A conferma di questa tesi il toccante video promosso dall' AUF, Selecciòn Uruguaya de Fùtbol (non a caso con la prima lettera maiuscola) nel quale il selezionatore, Diego Alonso detto "il Tornado", erede di Tabarez sulla panchina della Celeste, segna sulla mappa del proprio paese tutte le regioni di appartenenza dei propri "soldati", dal Salto di Luis Suarez ed Edinson Cavani situato a nord del paese, nella zona più paludosa del bassopiano uruguagio fino alla capitale Montevideo, che ha dato i natali al"pajarito" Federico Valverde, stella più attesa per questo mondiale mediorientale.

"Somos el futbol", questo lo slogan di chiusura scelto dalla federazione uruguaiana ed anche qui risulta difficile convincerli del contrario.
Perché se è vero che il football (con due "o") è stato inventato dagli inglesi, è altrettanto inconfutabile che la passione per il fùtbol, nasce proprio sulle sponde del Rio della Plata.


Il primo approccio con la "pelota" è stato un vero e proprio colpo di fulmine per la popolazione "charrua" (che prende il nome dall'unica tribù documentata che abbia abitato per prima l'attuale Uruguay), agli inizi del '900 infatti gli abitanti autoctoni dell'Uruguay prendevano confidenza con questa nuova disciplina importata dagli inglesi, colonizzatori nella confinante Argentina, ma che si spingevano a nord in cerca della carne più succulenta, il resto è storia.

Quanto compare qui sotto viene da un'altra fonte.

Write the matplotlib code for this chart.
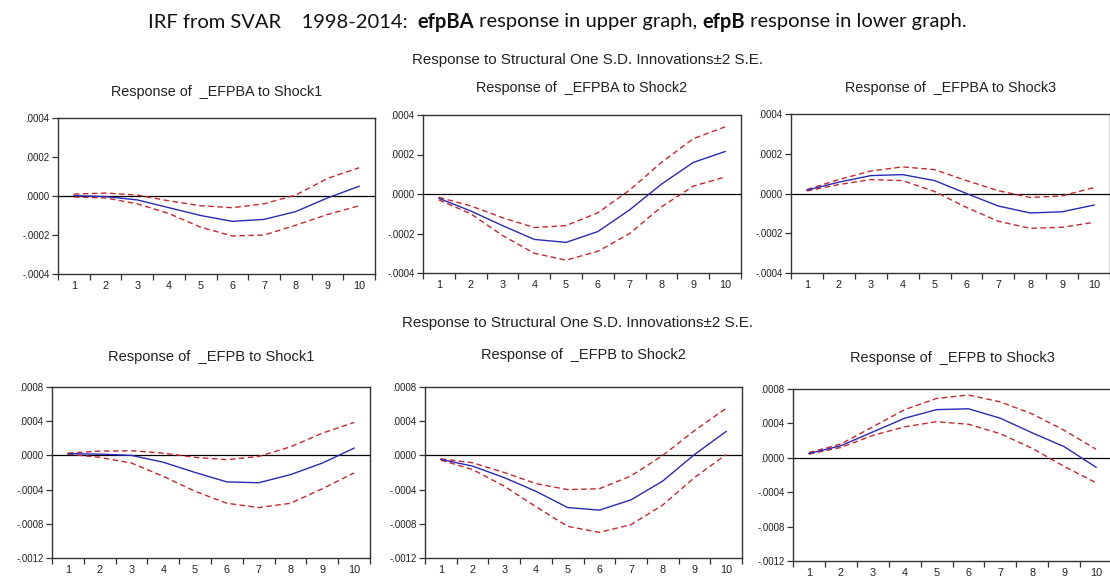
import matplotlib
matplotlib.use("Agg")
import matplotlib.pyplot as plt
from matplotlib.ticker import FuncFormatter, FixedLocator

# ---------------- data ----------------
periods = [1, 2, 3, 4, 5, 6, 7, 8, 9, 10]

efpba_s1_mid = [0.000002, -0.000003, -0.00002, -0.00006, -0.0001, -0.00013, -0.00012, -0.00008, -0.00001, 0.00005]
efpba_s1_up = [0.00001, 0.000015, 0.000005, -0.000025, -0.00005, -0.00006, -0.00004, 0.000005, 0.00009, 0.000145]
efpba_s1_lo = [-0.000005, -0.00001, -0.00004, -0.00009, -0.00016, -0.000205, -0.0002, -0.00015, -0.000095, -0.00005]

efpba_s2_mid = [-0.000022, -0.000086, -0.00016, -0.00023, -0.000245, -0.00019, -0.00008, 0.00005, 0.00016, 0.000215]
efpba_s2_up = [-0.000017, -0.00006, -0.00012, -0.00017, -0.00016, -0.000095, 0.00002, 0.00016, 0.00028, 0.00034]
efpba_s2_lo = [-0.00003, -0.0001, -0.00021, -0.0003, -0.000335, -0.00029, -0.0002, -0.000065, 0.00004, 0.000086]

efpba_s3_mid = [0.000017, 0.000057, 0.00009, 0.000095, 0.000065, 0.0, -0.000063, -0.000098, -0.000092, -0.000058]
efpba_s3_up = [0.00002, 0.00007, 0.000113, 0.000134, 0.00012, 0.000065, 0.000014, -0.00002, -0.000012, 0.00003]
efpba_s3_lo = [0.000013, 0.000045, 0.00007, 0.000065, 0.00001, -0.00007, -0.00014, -0.000175, -0.00017, -0.000145]

efpb_s1_mid = [0.00002, 0.000015, 0.0, -0.00008, -0.0002, -0.00031, -0.00032, -0.000225, -0.00009, 0.000085]
efpb_s1_up = [0.000027, 0.00005, 0.000054, 0.000027, -0.000023, -0.00005, -0.000012, 0.0001, 0.00026, 0.000385]
efpb_s1_lo = [0.000015, -0.000023, -0.00009, -0.000245, -0.00042, -0.00056, -0.00061, -0.00056, -0.00039, -0.000205]

efpb_s2_mid = [-0.000047, -0.000125, -0.00026, -0.00042, -0.00061, -0.00064, -0.00052, -0.0003, 0.00001, 0.00028]
efpb_s2_up = [-0.00004, -0.000086, -0.0002, -0.00033, -0.0004, -0.00039, -0.00024, 0.0, 0.00029, 0.00055]
efpb_s2_lo = [-0.000055, -0.000165, -0.00036, -0.0006, -0.00083, -0.0009, -0.00081, -0.00058, -0.00026, 0.00001]

efpb_s3_mid = [0.00005, 0.00014, 0.0003, 0.00046, 0.00056, 0.00057, 0.00046, 0.00029, 0.00013, -0.00011]
efpb_s3_up = [0.00006, 0.00016, 0.00036, 0.00056, 0.00069, 0.00073, 0.00065, 0.00051, 0.00032, 0.0001]
efpb_s3_lo = [0.000043, 0.00012, 0.00026, 0.00036, 0.00042, 0.00039, 0.00028, 0.00011, -0.0001, -0.00029]

panel_titles = ["Response of  _EFPBA to Shock1", "Response of  _EFPBA to Shock2", "Response of  _EFPBA to Shock3",
                "Response of  _EFPB to Shock1", "Response of  _EFPB to Shock2", "Response of  _EFPB to Shock3"]
top_yticks = [-0.0004, -0.0002, 0.0, 0.0002, 0.0004]
bot_yticks = [-0.0012, -0.0008, -0.0004, 0.0, 0.0004, 0.0008]

panels = [
    (efpba_s1_mid, efpba_s1_up, efpba_s1_lo),
    (efpba_s2_mid, efpba_s2_up, efpba_s2_lo),
    (efpba_s3_mid, efpba_s3_up, efpba_s3_lo),
    (efpb_s1_mid, efpb_s1_up, efpb_s1_lo),
    (efpb_s2_mid, efpb_s2_up, efpb_s2_lo),
    (efpb_s3_mid, efpb_s3_up, efpb_s3_lo),
]

# ---------------- layout (pixels) ----------------
W, H = 1110, 580
fig = plt.figure(figsize=(W / 100, H / 100), dpi=100)
fig.patch.set_facecolor("white")
renderer = fig.canvas.get_renderer()

boxes = [  # x0, x1, ytop, ybottom in pixels
    (58, 375, 118, 274),
    (423, 741, 115, 273),
    (791, 1110, 114, 273),
    (52, 370, 387, 558),
    (425, 742, 387, 558),
    (793, 1112, 389, 561),
]
title_y = [92, 88, 88, 357, 355, 358]
title_w = [212, 212, 212, 205, 205, 205]

sans = ["Liberation Sans", "DejaVu Sans"]
BLUE = "#2a2ab4"
RED = "#c8282d"


def fit_width(t, target):
    w = t.get_window_extent(renderer).width
    t.set_fontsize(t.get_fontsize() * target / w)


def fmt(v, pos):
    s = f"{v:.4f}"
    if s.startswith("-0"):
        s = "-" + s[2:]
    elif s.startswith("0"):
        s = s[1:]
    if s == "-.0000":
        s = ".0000"
    return s


for i, ((mid, up, lo), (x0, x1, yt, yb)) in enumerate(zip(panels, boxes)):
    ax = fig.add_axes([x0 / W, 1 - yb / H, (x1 - x0) / W, (yb - yt) / H])
    ax.plot(periods, up, color=RED, lw=1.0, ls=(0, (4, 2.5)))
    ax.plot(periods, lo, color=RED, lw=1.0, ls=(0, (4, 2.5)))
    ax.plot(periods, mid, color=BLUE, lw=1.0)
    ax.axhline(0, color="black", lw=0.9, zorder=1)
    ax.set_xlim(0.5, 10.5)
    ticks = top_yticks if i < 3 else bot_yticks
    ax.set_ylim(ticks[0], ticks[-1])
    ax.yaxis.set_major_locator(FixedLocator(ticks))
    ax.yaxis.set_major_formatter(FuncFormatter(fmt))
    ax.set_xticks([p - 0.5 for p in periods] + [10.5])
    ax.set_xticklabels([])
    ax.set_xticks(periods, minor=True)
    ax.set_xticklabels([str(p) for p in periods], minor=True)
    ax.tick_params(axis="x", which="major", direction="out", length=4, width=0.9, color="#333333")
    ax.tick_params(axis="x", which="minor", length=0, pad=5, labelsize=7.8, labelcolor="#222222")
    ax.tick_params(axis="y", direction="out", length=4, width=0.9, color="#333333", labelsize=7, pad=2,
                   labelcolor="#222222")
    for lab in ax.get_xticklabels(minor=True) + ax.get_yticklabels():
        lab.set_family(sans)
    for sp in ax.spines.values():
        sp.set_color("#333333")
        sp.set_linewidth(1.0)
    t = fig.text((x0 + x1) / 2 / W, 1 - title_y[i] / H, panel_titles[i], ha="center", va="center",
                 fontsize=10, family=sans, color="#222222")
    fit_width(t, title_w[i])

# subtitles
sub = "Response to Structural One S.D. Innovations\u00b12 S.E."
narrow = ["Liberation Sans Narrow", "Liberation Sans", "DejaVu Sans"]
s1 = fig.text(587 / W, 1 - 60 / H, sub, ha="center", va="center", fontsize=10, family=narrow, color="#222222")
s2 = fig.text(578 / W, 1 - 323 / H, sub, ha="center", va="center", fontsize=10, family=narrow, color="#222222")
fit_width(s1, 352)
fit_width(s2, 352)

# main title with bold segments
segments = [("IRF from SVAR    1998-2014:  ", "normal"), ("efpBA", "bold"),
            (" response in upper graph, ", "normal"), ("efpB", "bold"),
            (" response in lower graph.", "normal")]
tfam = ["Lato", "DejaVu Sans"]
texts = []
for s, w in segments:
    t = fig.text(0, 1 - 22 / H, s, ha="left", va="center", fontsize=12, family=tfam, weight=w, color="#111111")
    texts.append(t)
total = sum(t.get_window_extent(renderer).width for t in texts)
for t in texts:
    t.set_fontsize(12 * 815 / total)
widths = [t.get_window_extent(renderer).width for t in texts]
x = 557 - sum(widths) / 2
for t, wd in zip(texts, widths):
    t.set_x(x / W)
    x += wd

fig.savefig("out.png", dpi=100, facecolor="white")
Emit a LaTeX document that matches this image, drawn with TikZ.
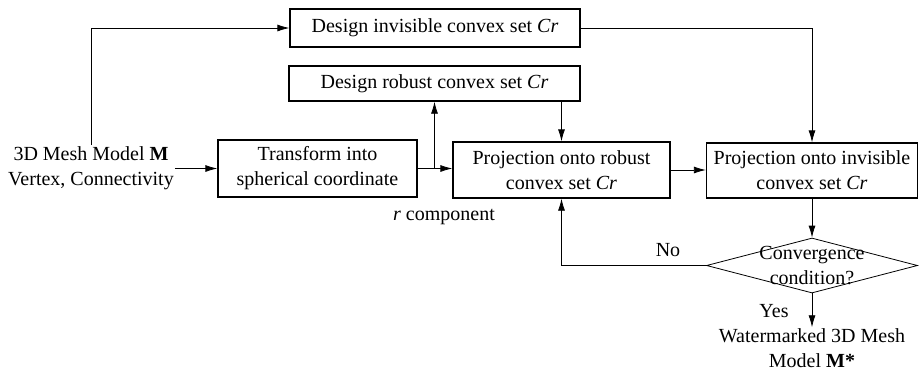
\documentclass[tikz,border=0pt]{standalone}
\usepackage{fontspec}
\setmainfont{Liberation Serif}
\usetikzlibrary{arrows.meta,shapes.geometric}
\begin{document}
\begin{tikzpicture}[x=1pt,y=-1pt,
  font=\fontsize{20}{25}\selectfont,
  box/.style={draw, line width=1.3pt, inner sep=0pt, align=center},
  lbl/.style={inner sep=1pt, align=center},
  conn/.style={line width=0.8pt},
  arr/.style={line width=0.8pt, -{Latex[length=12pt,width=7pt]}}]
\useasboundingbox (0,0) rectangle (920,373);

\node[lbl] (input) at (91,168) {3D Mesh Model \textbf{M}\\Vertex, Connectivity};
\node[box, minimum width=290pt, minimum height=38pt] (dinv) at (435,28) {Design invisible convex set \textit{Cr}};
\node[box, minimum width=291pt, minimum height=35pt] (drob) at (434.5,83.5) {Design robust convex set \textit{Cr}};
\node[box, minimum width=199pt, minimum height=57pt] (trans) at (317.5,168.5) {Transform into\\spherical coordinate};
\node[box, minimum width=217pt, minimum height=56pt] (prob) at (561.5,170) {Projection onto robust\\convex set \textit{Cr}};
\node[box, minimum width=211pt, minimum height=55pt] (pinv) at (812,170.5) {Projection onto invisible\\convex set \textit{Cr}};
\node[draw, diamond, line width=0.8pt, minimum width=211pt, minimum height=55pt, inner sep=0pt] (cond) at (812,265.5) {};
\node[lbl, inner sep=0pt] (condtxt) at (cond.center) {Convergence\\condition?};
\node[lbl] (out) at (812,348) {Watermarked 3D Mesh\\Model \textbf{M*}};
\node[lbl] (rcomp) at (444,217) {\textit{r} component};
\node[lbl] (no) at (668,250) {No};
\node[lbl] (yes) at (774,311) {Yes};

\coordinate (j) at (drob.south |- trans.east);

\draw[arr] (input.north) |- (dinv.west);
\draw[arr] (input.east |- trans.west) -- (trans.west);
\draw[conn] (trans.east) -- (j);
\draw[arr] (j) -- (j -| prob.west);
\draw[arr] (j) -- (drob.south);
\draw[arr] (prob.north |- drob.south) -- (prob.north);
\draw[arr] (dinv.east) -| (pinv.north);
\draw[arr] (prob.east) -- (prob.east -| pinv.west);
\draw[arr] (pinv.south) -- (cond.north);
\draw[arr] (cond.west) -| (prob.south);
\draw[arr] (cond.south) -- (out.north);
\end{tikzpicture}
\end{document}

Una storia scritta già ad inizio secolo quando la selezione uruguagia, vince prima due olimpiadi, (nel 1924 a Parigi e nel 1928 ad Amsterdam)  per poi confermarsi nella prima edizione intercontinentale del 1930 vinta proprio nello "Stadio del Centenario" di Montevideo (costruito appositamente per l'evento e per la celebrazione del centenario dell'indipendenza uruguaiana) di fronte a 95.000 spettatori battendo in finale gli acerrimi rivali argentini per 4-2.
La quarta stella (perché per i tifosi uruguagi le due Olimpiadi vinte valgono come un mondiale e ci tengono a ricordarlo sfoggiandole con fierezza tutt'oggi sul petto) arriverà nel 1950, nella gara più drammatica della storia di questo sport quando di fronte a 225.000 persone La Celeste sconfisse in casa loro il Brasile, bramoso di portare a casa il primo Mondiale, grazie alla rete di Varela  gettando cosí nello sconforto tutti i tifosi verdeoro presenti quel giorno che da allora preferiscono ricordare quella gara semplicemente con il nome di "Maracanazo".

Per carpire però l'essenza di quello che rappresenta il fùtbol per la popolazione "charrua", bisogna trasferirsi a qualche chilometro di distanza dallo stadio centrale, precisamente  sulle rovine dello stadio "Positos" dove il 13 luglio 1930 andò in scena la prima sfida della massima competizione per le rappresentative di calcio nella quale un operaio francese della "Peugeot" siglò il primo, storico gol della competizione, nella sfida poi vinta dai transalpini per 4 a 1 contro il Messico.

A 92 anni di distanza, complessi residenziali hanno preso il posto di quello che è stato lo stadio che per primo ha aperto i battenti alla competizione più desiderata del globo, ma la porta nella quale Lucien Laurent siglò quella prima storica rete la si trova ancora lì, a cavallo tra la strada ed il marciapiede, così come il cerchio del centrocampo dove rotolò per la prima volta la "pelota", situato oggi di fronte ad una modesta lavanderia di quartiere.
Perchè loro "Soy el fùtbol" e a noi non resta che ricordarlo.